» **EXERCISE DESCRIPTION**
The line containing "const yTicks = [0, 5, 10, 15, 20]" marks the end: extract everything from the first line of the data through that line, exactly, with no pictures.
··· GIVEN DATA
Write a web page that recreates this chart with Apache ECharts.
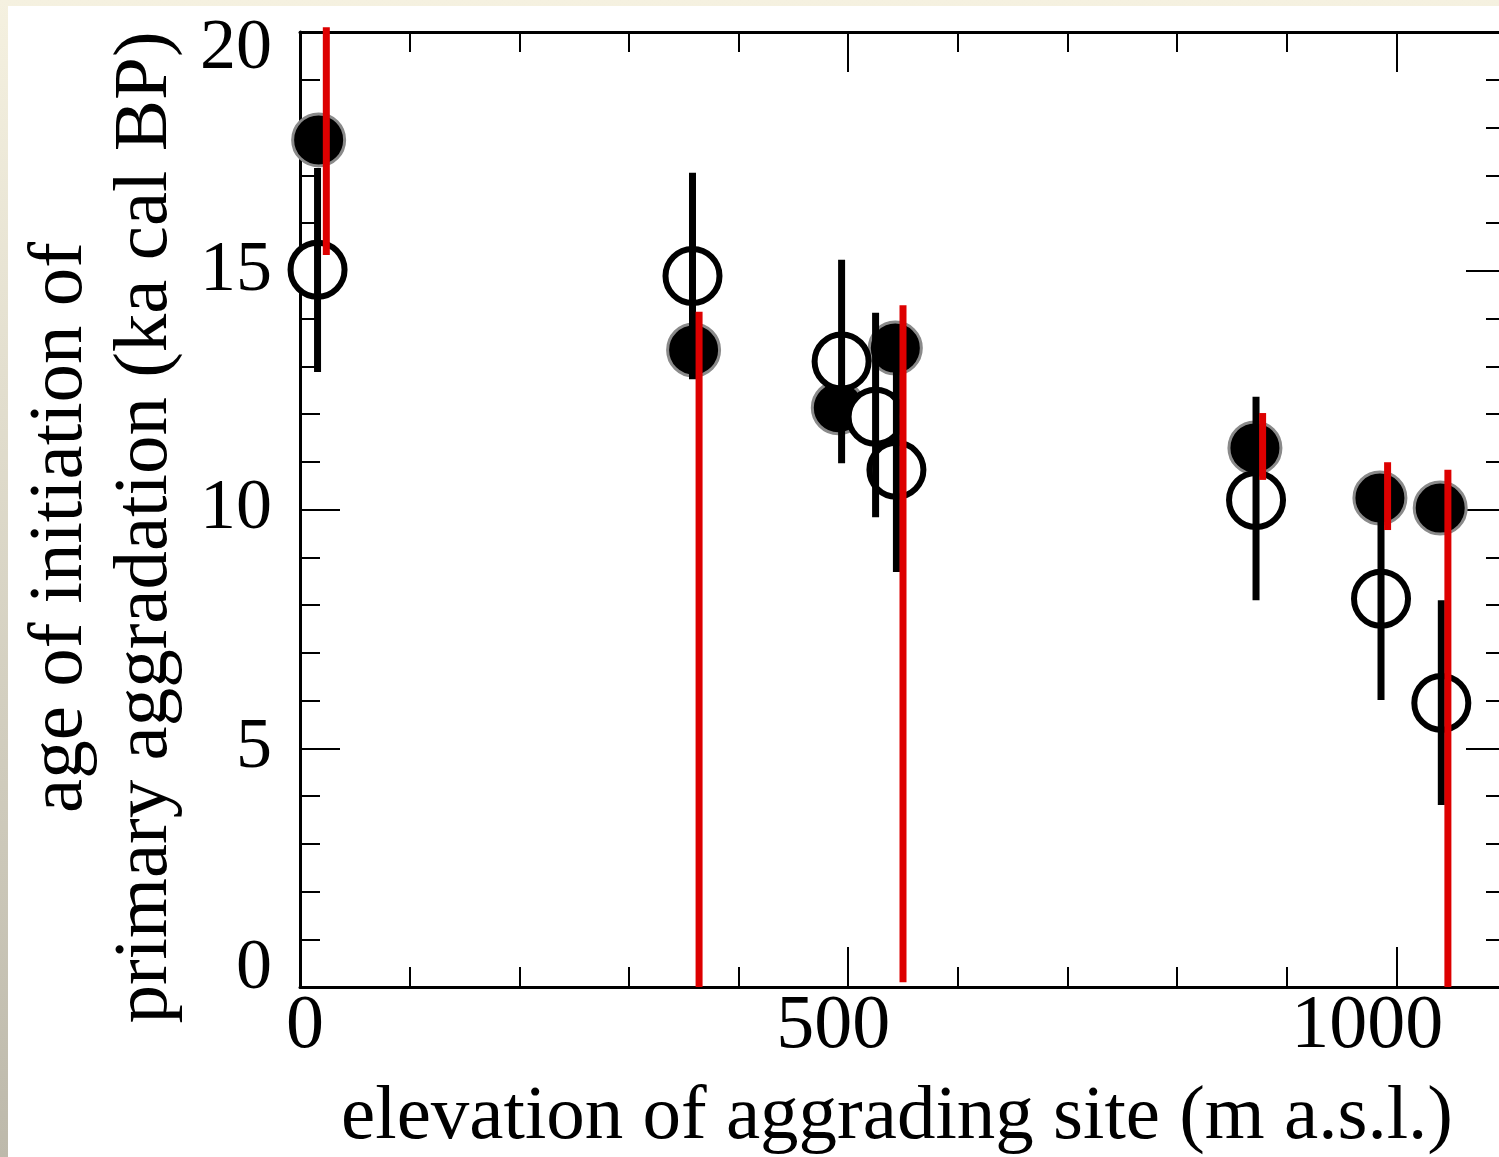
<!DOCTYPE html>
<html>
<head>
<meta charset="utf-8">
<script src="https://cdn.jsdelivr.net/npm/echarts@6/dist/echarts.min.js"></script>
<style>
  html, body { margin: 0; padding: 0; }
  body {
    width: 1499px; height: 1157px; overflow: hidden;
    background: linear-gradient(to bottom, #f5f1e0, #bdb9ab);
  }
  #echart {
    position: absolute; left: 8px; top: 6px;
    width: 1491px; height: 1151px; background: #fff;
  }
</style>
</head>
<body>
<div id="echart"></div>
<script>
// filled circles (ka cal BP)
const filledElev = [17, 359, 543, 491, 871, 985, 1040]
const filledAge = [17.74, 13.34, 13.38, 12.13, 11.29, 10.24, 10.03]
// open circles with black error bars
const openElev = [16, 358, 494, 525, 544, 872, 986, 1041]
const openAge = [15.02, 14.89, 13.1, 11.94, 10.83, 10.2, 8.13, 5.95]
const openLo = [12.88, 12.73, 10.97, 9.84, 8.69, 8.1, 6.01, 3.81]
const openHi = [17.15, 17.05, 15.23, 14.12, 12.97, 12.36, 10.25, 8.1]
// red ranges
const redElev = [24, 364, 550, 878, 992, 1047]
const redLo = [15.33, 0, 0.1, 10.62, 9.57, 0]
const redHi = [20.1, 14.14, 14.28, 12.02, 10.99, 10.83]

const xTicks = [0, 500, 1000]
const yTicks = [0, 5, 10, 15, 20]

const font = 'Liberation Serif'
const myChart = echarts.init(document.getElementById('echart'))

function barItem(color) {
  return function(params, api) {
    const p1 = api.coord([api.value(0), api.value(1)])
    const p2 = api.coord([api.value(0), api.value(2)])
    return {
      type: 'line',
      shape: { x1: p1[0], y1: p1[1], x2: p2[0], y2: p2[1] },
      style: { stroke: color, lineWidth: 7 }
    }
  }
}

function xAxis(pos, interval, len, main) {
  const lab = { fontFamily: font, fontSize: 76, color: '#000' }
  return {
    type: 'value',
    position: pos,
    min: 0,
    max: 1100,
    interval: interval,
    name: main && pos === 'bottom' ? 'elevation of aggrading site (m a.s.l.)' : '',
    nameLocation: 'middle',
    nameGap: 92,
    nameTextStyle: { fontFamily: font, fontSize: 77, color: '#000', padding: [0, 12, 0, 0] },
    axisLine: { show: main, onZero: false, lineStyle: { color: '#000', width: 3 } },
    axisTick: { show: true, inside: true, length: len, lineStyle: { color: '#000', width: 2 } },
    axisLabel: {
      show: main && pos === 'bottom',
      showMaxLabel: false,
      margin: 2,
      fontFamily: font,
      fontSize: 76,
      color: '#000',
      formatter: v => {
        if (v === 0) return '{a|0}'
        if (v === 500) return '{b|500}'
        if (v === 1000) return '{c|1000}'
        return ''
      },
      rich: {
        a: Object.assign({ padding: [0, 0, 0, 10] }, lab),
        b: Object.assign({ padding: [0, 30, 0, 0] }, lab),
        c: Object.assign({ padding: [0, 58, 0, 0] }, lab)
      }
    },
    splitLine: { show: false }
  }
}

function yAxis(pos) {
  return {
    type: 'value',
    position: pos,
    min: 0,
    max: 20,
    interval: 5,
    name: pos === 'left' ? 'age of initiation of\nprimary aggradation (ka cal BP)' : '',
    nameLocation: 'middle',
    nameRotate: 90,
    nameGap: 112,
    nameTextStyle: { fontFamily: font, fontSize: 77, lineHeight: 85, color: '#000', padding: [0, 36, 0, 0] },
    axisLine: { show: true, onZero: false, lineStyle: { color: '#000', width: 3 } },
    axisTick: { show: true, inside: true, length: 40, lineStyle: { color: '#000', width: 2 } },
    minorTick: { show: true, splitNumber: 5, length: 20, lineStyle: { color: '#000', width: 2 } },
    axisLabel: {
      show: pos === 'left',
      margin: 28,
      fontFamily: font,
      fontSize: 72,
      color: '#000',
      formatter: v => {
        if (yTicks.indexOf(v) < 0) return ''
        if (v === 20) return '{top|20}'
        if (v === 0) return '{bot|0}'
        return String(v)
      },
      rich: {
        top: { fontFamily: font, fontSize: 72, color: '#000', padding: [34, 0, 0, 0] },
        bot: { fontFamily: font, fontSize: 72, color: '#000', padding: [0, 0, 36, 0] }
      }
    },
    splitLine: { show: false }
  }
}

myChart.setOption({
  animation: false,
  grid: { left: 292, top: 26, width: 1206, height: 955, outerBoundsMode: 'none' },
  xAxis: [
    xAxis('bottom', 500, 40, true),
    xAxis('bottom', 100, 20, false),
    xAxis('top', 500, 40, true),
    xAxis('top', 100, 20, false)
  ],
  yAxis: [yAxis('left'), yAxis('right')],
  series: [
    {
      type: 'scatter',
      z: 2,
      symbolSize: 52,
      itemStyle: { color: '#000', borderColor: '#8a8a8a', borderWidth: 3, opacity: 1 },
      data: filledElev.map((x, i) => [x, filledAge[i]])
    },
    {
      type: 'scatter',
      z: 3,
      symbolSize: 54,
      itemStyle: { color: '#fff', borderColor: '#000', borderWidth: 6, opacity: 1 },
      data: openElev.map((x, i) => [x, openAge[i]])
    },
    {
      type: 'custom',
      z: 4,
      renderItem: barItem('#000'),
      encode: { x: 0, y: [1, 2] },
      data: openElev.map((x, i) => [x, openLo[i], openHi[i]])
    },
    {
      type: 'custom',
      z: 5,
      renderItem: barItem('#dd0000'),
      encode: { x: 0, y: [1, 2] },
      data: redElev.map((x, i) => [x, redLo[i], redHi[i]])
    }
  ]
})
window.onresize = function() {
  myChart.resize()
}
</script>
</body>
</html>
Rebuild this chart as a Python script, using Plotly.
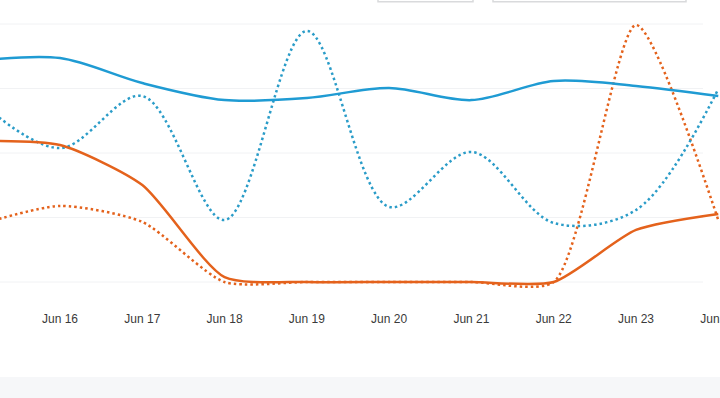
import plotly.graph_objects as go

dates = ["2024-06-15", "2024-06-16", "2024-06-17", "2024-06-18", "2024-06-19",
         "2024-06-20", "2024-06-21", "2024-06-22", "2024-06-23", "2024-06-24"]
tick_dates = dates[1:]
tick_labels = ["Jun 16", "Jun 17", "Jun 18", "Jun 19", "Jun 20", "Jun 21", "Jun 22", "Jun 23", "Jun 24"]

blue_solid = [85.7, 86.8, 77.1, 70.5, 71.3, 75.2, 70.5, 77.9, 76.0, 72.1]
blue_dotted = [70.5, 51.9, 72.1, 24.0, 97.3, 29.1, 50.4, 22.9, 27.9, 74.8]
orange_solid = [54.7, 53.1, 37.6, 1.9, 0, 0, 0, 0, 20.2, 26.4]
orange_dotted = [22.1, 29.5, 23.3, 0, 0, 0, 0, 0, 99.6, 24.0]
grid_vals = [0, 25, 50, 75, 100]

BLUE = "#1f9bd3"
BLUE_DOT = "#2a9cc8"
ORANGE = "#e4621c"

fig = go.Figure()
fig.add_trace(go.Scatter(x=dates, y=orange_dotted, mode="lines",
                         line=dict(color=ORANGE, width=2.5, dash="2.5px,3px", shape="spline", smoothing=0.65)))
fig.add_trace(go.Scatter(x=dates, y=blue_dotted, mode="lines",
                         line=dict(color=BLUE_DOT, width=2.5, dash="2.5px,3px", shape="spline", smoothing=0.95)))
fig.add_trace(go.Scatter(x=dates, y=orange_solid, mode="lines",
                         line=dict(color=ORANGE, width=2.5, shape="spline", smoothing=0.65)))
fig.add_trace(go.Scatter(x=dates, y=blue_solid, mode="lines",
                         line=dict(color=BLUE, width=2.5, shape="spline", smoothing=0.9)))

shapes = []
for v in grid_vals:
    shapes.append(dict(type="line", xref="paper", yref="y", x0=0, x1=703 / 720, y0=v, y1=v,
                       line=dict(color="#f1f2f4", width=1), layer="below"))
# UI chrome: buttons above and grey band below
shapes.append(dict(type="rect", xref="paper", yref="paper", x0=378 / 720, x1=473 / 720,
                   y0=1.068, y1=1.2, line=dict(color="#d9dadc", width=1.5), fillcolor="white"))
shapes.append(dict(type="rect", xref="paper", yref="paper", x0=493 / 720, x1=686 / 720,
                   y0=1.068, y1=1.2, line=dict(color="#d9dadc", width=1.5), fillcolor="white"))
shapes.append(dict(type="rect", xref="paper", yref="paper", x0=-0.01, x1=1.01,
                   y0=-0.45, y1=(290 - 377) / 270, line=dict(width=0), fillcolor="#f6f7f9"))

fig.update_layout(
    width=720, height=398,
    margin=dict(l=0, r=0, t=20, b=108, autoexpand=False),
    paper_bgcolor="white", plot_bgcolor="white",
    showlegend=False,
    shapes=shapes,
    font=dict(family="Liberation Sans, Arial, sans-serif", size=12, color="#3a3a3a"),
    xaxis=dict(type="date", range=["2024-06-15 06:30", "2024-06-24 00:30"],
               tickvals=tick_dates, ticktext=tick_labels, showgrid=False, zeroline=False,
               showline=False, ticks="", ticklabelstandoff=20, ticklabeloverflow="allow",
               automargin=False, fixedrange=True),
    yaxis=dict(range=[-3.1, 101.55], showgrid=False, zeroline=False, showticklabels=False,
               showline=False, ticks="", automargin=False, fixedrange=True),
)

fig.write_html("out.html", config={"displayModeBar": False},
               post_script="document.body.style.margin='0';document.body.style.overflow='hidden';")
······
» **REPLY TO THE EXERCISE**
Write a web page that recreates this chart with Apache ECharts.
<!DOCTYPE html>
<html>
<head>
<meta charset="utf-8">
<script src="https://cdn.jsdelivr.net/npm/echarts@6/dist/echarts.min.js"></script>
<style>
  html, body { margin: 0; padding: 0; }
  body {
    width: 1499px; height: 1157px; overflow: hidden;
    background: linear-gradient(to bottom, #f5f1e0, #bdb9ab);
  }
  #echart {
    position: absolute; left: 8px; top: 6px;
    width: 1491px; height: 1151px; background: #fff;
  }
</style>
</head>
<body>
<div id="echart"></div>
<script>
// filled circles (ka cal BP)
const filledElev = [17, 359, 543, 491, 871, 985, 1040]
const filledAge = [17.74, 13.34, 13.38, 12.13, 11.29, 10.24, 10.03]
// open circles with black error bars
const openElev = [16, 358, 494, 525, 544, 872, 986, 1041]
const openAge = [15.02, 14.89, 13.1, 11.94, 10.83, 10.2, 8.13, 5.95]
const openLo = [12.88, 12.73, 10.97, 9.84, 8.69, 8.1, 6.01, 3.81]
const openHi = [17.15, 17.05, 15.23, 14.12, 12.97, 12.36, 10.25, 8.1]
// red ranges
const redElev = [24, 364, 550, 878, 992, 1047]
const redLo = [15.33, 0, 0.1, 10.62, 9.57, 0]
const redHi = [20.1, 14.14, 14.28, 12.02, 10.99, 10.83]

const xTicks = [0, 500, 1000]
const yTicks = [0, 5, 10, 15, 20]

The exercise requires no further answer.